Traditional hyperscalers are not standing still. Microsoft Azure has invested in blockchain infrastructure partnerships, and Google Cloud became a Filecoin storage provider in 2023, hedging its position rather than ignoring the disruption. This positions decentralized cloud storage not purely as a replacement but increasingly as a complementary layer — a shift that mirrors how AI search is reshaping traditional discovery, much as explored in our analysis of how AI is changing internet search.

Emerging challengers like Züs Network and 0Chain are targeting enterprise data sovereignty use cases, where compliance and performance requirements exceed what first-generation protocols can guarantee.
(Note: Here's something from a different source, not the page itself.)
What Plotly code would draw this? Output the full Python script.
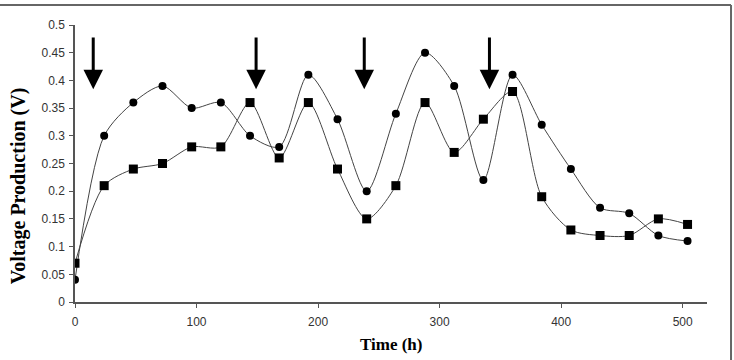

Storage hardware choices also matter in this context — understanding the difference between SSD and HDD storage remains relevant for anyone evaluating node operator economics.

Frequently Asked Questions

Is decentralized cloud storage safe for sensitive business data?

Yes — for most use cases, decentralized cloud storage offers stronger privacy than traditional cloud because data is encrypted client-side before upload, meaning node operators never hold readable files. The primary risk is managing your own encryption keys; loss of private keys means permanent data loss, which differs from traditional cloud’s account-recovery options.

What is the difference between IPFS and Filecoin?

IPFS (InterPlanetary File System) is a peer-to-peer protocol for addressing and retrieving content by its cryptographic hash rather than its location. Filecoin adds an economic incentive layer on top of IPFS, paying node operators in FIL tokens to reliably store data over time — solving the persistence problem that IPFS alone does not guarantee.

Can decentralized cloud storage replace Amazon S3 for enterprise workloads?

Partially, and increasingly so. Storj offers an S3-compatible API that allows direct migration of workloads without code changes. However, enterprises requiring sub-100ms retrieval latency, GDPR right-to-erasure compliance, or existing AWS ecosystem integrations will face tradeoffs that make full replacement impractical in 2025 for latency-sensitive applications.

How do node operators get paid in decentralized storage networks?

Node operators earn native protocol tokens — FIL on Filecoin, STORJ on Storj, AR on Arweave — in exchange for providing storage capacity and proving continuous data availability through cryptographic mechanisms. Payments are automatically distributed by smart contracts when storage proofs are validated, with no manual invoicing or counterparty risk.

Is decentralized cloud storage legal and compliant with GDPR?

Decentralized cloud storage is legal in most jurisdictions, but GDPR compliance requires careful implementation. The “right to erasure” clause is technically achievable by destroying the client-side encryption keys, making data permanently unreadable — but proving this deletion to a regulator across thousands of nodes remains an area where legal frameworks are still catching up to the technology.

Which decentralized storage network has the most real-world adoption?

Filecoin leads by raw storage capacity with over 19 exabytes of network supply, but Arweave leads in active permanent storage use cases such as NFT and archival data. Storj has the most enterprise adoption due to its S3-compatible interface and SLA-backed service tier, which provides the contractual structure larger organizations require.